Giannis vs. the Suns

Defender Partial Possessions Giannis Points FGM FGA FG% 3-Point Attempts Shooting Fouls Drawn
Defender Partial Possessions Giannis Points FGM FGA FG% 3-Point Attempts Shooting Fouls Drawn
Deandre Ayton 56.2 28 11 25 44.0% 7 5
Jae Crowder 40.2 28 9 12 75.0% 1 4
Mikal Bridges 12.4 9 4 4 100.0% 0 1
Devin Booker 10.6 13 5 6 83.3% 0 5
Torrey Craig 8.2 5 1 2 50.0% 0 0
Chris Paul 9.4 6 3 3 100.0% 0 0
Cam Johnson 7.7 12 2 3 66.7% 0 4
Cam Payne 5.4 0 0 0 0.0% 0 1
Non-Ayton Suns 93.9 73 24 30 80.0% 1 15
Via NBA Advanced Stats’ defensive matchup data. Only includes defenders who have spent more than five partial possessions on Giannis.

The good news: Ayton’s become a skilled enough interior defender that it’s unlikely he’ll spend the rest of the series in foul trouble. (Williams’s “I’m not sayin’, I’m just sayin’” postgame comments certainly seemed aimed at further decreasing the odds.) Combine more Ayton with bounce-back outings for Devin Booker (just 10 points on 3-for-14 shooting, and zero fourth-quarter minutes) and Cameron Payne (seven points on 3-for-10 shooting, a team-worst minus-18 in 25 minutes), and Phoenix should be right back in business.

But then, y’know, the bad news.
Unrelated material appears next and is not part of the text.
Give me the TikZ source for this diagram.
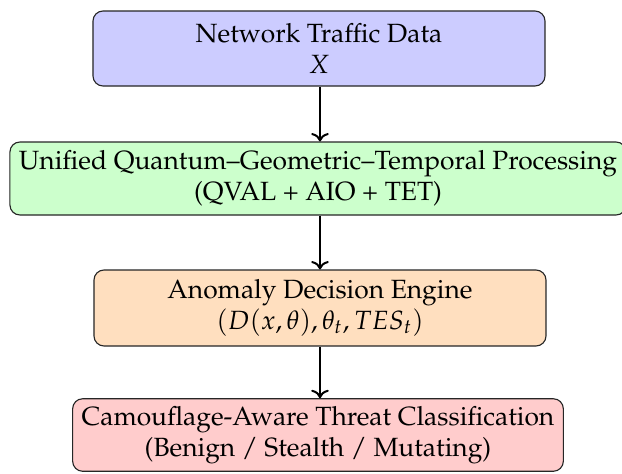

The pain of the Saric injury is starting to be felt: Kaminsky’s a glaring liability, even in limited minutes, and Milwaukee found success against Phoenix’s zone by going big with Giannis and Portis, who grabbed eight of the Bucks’ 13 offensive rebounds. Holiday got off the schneid, scoring 21 points, drilling five 3-pointers, and dishing nine assists while continuing to hound Paul and Booker all over the court. Middleton carved the Suns up as an initiator when they decided to start blitzing him in the pick-and-roll, dishing six assists in a strong floor game. An improving defense that’s putting more pressure on the ball, forcing more turnovers without fouling, and tightening up on the perimeter held what had been a rampaging Suns offense to a dismal 103.1 points per 100 possessions in Game 3.

And, most importantly, Giannis not only looks unbelievably good post-hyperextension; he looks like he’s getting stronger.

Our Ringer NBA Odds Machine still favors Phoenix, giving the Suns a 72 percent chance of finishing off the series it leads 2-1. But probability might matter only so much against an opponent whose combination of size, strength, speed, and skill is so wildly improbable. The Suns have the lead, but the Bucks have the best player in this series, and when he plays like this, the Bucks feel like they can win every night. When he plays like this, there’s little opponents can do except grasp for answers anywhere they might find one—like, say, in Not Getting Into the Complaining Publicly About Fouls.